# Dataset extract
_____

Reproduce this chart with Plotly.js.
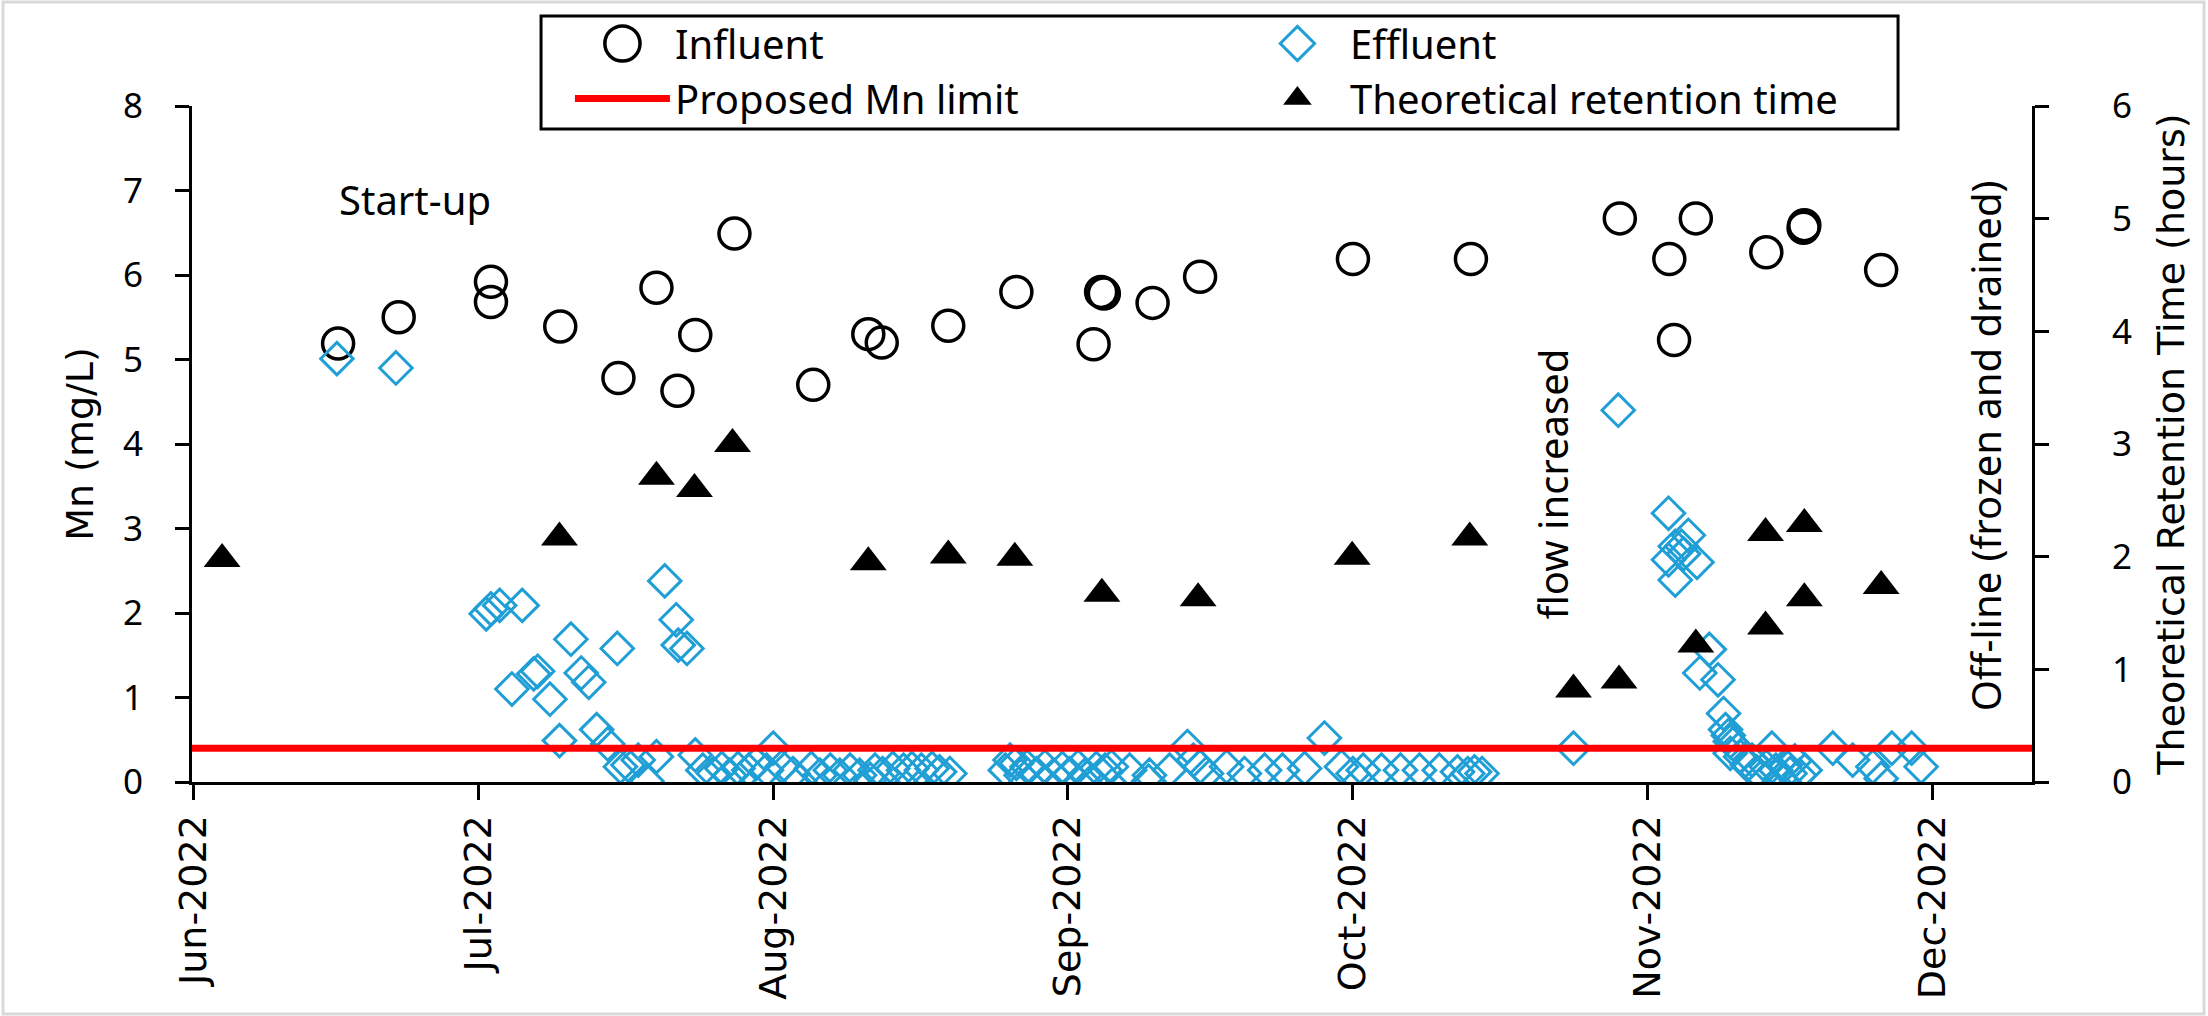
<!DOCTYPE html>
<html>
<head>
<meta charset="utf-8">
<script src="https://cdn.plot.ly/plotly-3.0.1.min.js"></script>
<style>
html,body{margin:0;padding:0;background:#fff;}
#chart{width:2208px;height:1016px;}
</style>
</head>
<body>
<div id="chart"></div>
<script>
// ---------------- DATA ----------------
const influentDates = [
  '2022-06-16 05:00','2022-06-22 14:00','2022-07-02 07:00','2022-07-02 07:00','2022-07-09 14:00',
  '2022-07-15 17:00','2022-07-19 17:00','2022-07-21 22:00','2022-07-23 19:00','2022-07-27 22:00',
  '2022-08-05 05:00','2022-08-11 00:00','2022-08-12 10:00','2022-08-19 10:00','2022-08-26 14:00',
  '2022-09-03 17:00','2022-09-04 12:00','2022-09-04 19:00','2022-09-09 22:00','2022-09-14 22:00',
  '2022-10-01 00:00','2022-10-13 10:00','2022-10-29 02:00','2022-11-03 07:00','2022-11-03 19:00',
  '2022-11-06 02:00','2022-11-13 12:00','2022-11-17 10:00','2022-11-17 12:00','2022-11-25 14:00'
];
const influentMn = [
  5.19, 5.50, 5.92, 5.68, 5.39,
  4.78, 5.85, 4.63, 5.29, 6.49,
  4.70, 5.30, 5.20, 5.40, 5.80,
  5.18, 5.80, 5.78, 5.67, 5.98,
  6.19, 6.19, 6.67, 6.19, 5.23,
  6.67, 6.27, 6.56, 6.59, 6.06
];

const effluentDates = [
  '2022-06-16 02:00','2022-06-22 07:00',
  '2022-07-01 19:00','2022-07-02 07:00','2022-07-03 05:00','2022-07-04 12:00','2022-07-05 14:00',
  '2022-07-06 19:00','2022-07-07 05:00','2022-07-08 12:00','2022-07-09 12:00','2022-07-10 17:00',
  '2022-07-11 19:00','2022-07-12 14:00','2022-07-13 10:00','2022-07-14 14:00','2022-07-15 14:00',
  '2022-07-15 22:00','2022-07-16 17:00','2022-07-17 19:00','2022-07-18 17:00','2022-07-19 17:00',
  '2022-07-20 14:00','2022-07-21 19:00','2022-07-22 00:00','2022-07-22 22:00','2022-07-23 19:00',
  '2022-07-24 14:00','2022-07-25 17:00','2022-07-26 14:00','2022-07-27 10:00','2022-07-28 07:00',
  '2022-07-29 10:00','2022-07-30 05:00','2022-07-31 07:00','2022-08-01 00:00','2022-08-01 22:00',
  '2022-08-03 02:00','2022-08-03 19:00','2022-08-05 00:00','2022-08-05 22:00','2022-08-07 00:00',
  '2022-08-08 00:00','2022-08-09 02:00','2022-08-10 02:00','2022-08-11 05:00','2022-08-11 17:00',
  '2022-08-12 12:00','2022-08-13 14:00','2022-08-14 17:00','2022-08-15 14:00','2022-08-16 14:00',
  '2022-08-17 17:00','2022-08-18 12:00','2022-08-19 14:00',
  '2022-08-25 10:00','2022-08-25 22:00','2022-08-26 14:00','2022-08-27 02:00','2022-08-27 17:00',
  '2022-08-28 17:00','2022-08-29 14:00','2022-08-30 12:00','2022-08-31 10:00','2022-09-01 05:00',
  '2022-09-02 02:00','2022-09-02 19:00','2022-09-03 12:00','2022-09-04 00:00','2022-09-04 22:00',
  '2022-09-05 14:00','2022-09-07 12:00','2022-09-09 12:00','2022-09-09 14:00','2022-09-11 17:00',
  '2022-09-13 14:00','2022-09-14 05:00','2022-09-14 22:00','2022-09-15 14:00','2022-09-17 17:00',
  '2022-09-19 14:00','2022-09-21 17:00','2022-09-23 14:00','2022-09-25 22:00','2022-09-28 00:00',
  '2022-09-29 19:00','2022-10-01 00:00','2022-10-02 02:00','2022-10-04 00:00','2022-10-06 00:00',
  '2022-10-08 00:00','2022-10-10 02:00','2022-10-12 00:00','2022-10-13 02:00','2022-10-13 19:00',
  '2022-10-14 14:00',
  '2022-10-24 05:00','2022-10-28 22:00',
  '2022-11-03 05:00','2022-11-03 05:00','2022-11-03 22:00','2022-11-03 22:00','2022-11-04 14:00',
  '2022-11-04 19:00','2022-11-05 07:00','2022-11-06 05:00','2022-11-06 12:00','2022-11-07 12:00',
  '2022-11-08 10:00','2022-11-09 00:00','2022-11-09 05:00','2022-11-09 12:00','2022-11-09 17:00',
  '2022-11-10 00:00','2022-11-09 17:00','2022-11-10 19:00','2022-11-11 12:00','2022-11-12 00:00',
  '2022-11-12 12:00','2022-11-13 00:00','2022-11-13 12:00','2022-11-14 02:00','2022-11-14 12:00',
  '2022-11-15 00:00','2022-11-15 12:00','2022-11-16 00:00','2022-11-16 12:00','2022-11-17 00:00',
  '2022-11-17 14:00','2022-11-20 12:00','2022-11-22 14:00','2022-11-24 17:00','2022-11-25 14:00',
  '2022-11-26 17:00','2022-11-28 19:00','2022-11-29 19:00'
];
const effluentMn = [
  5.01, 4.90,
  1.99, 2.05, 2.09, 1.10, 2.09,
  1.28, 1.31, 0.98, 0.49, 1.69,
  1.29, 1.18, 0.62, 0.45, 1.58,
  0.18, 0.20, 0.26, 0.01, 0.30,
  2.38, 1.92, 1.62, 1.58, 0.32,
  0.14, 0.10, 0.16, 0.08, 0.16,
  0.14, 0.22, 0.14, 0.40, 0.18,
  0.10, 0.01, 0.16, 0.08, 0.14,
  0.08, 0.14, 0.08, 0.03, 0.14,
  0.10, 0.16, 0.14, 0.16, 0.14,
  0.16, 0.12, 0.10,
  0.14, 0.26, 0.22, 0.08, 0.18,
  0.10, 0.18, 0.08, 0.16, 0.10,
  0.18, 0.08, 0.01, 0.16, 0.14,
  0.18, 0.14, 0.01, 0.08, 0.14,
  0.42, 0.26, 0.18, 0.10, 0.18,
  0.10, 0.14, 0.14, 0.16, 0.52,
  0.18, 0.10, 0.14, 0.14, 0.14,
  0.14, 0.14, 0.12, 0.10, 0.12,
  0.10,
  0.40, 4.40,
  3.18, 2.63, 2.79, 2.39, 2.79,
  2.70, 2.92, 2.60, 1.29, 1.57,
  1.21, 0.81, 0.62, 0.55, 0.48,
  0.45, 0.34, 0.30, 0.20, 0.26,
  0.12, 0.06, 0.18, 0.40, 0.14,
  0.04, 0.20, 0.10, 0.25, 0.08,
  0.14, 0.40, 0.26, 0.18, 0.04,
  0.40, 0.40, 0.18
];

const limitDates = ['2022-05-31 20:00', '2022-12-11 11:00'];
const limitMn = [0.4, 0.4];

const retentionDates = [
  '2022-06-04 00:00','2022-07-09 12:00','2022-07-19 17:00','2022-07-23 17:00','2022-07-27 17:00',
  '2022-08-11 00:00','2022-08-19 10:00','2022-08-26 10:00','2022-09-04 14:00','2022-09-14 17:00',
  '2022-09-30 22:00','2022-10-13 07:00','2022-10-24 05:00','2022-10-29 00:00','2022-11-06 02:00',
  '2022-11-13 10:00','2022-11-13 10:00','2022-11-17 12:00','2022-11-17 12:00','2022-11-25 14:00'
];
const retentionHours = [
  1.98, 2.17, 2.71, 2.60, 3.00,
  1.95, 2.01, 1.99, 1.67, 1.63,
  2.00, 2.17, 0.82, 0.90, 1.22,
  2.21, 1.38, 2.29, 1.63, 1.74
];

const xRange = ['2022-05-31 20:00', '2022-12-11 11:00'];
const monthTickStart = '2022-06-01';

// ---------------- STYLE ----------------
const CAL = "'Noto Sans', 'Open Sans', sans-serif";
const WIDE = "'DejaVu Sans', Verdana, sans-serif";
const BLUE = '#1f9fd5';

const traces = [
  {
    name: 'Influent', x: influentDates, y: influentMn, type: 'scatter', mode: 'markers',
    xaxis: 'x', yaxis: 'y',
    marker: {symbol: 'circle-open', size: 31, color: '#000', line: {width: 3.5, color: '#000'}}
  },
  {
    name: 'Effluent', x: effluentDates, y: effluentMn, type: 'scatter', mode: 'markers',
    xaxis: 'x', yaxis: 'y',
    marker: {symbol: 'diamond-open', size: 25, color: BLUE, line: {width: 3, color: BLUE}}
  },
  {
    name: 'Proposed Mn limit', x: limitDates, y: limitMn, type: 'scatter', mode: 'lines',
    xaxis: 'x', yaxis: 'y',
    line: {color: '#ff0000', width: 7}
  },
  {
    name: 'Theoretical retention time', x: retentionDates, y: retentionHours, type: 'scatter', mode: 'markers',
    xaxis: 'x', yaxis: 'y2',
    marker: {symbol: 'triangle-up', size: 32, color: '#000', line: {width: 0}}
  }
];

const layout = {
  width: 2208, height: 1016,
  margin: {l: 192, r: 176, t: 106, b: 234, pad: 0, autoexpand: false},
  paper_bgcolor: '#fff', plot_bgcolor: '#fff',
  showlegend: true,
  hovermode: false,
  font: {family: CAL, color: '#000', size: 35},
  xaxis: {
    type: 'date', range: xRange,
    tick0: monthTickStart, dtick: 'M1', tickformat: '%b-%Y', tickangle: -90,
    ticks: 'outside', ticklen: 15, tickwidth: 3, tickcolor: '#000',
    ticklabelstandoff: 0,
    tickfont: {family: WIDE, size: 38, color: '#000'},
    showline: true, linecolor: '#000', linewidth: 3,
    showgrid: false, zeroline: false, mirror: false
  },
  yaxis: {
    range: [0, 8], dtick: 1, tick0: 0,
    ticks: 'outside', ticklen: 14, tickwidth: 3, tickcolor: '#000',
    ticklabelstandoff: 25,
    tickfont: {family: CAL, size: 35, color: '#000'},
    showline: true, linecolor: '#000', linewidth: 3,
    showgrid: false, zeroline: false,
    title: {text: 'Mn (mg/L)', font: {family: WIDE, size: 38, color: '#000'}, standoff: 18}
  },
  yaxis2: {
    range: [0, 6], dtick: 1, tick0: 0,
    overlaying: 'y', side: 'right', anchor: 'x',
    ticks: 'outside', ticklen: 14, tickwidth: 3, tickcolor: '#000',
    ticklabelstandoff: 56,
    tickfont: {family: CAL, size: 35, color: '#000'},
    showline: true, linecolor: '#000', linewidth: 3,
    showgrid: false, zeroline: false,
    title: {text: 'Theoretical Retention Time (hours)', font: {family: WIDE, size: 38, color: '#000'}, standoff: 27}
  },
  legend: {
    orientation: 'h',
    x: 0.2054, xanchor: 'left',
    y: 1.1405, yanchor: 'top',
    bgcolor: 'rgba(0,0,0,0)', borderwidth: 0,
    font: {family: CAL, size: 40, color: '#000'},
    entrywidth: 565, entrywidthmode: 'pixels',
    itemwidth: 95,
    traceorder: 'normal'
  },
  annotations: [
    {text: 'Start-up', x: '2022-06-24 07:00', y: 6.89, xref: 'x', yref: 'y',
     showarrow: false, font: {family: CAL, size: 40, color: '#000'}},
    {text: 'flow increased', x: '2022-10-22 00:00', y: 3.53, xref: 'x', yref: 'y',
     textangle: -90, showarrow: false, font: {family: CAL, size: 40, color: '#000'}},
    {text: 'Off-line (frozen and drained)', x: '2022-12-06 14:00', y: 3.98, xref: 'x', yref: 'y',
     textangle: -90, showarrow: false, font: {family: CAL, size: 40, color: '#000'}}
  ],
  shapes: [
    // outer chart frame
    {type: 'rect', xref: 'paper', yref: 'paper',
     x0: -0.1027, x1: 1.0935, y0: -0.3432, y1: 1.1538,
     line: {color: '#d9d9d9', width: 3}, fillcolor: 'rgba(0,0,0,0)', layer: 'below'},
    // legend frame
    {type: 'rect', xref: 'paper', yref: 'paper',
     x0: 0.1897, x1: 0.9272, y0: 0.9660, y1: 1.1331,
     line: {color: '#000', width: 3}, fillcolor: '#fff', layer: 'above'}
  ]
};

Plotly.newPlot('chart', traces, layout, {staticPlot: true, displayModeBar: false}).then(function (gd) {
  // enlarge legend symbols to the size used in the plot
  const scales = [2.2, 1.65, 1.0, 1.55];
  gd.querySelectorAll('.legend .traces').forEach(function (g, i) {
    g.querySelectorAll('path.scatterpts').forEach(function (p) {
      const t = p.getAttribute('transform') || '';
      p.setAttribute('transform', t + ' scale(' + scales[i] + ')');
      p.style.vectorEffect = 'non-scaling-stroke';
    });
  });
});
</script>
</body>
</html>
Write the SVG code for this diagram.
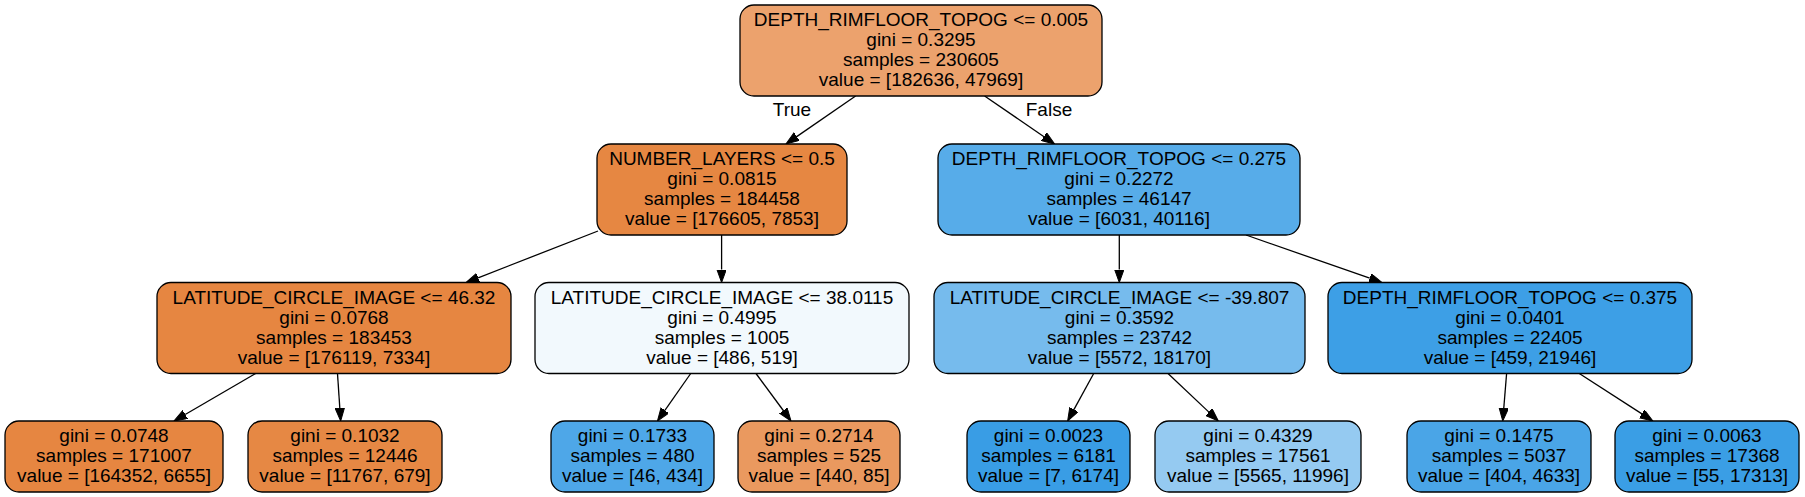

_____

Your task is to collect every line above that contains the word "this".

Reproduce this chart with Plotly.js.
Write the SVG code for this diagram.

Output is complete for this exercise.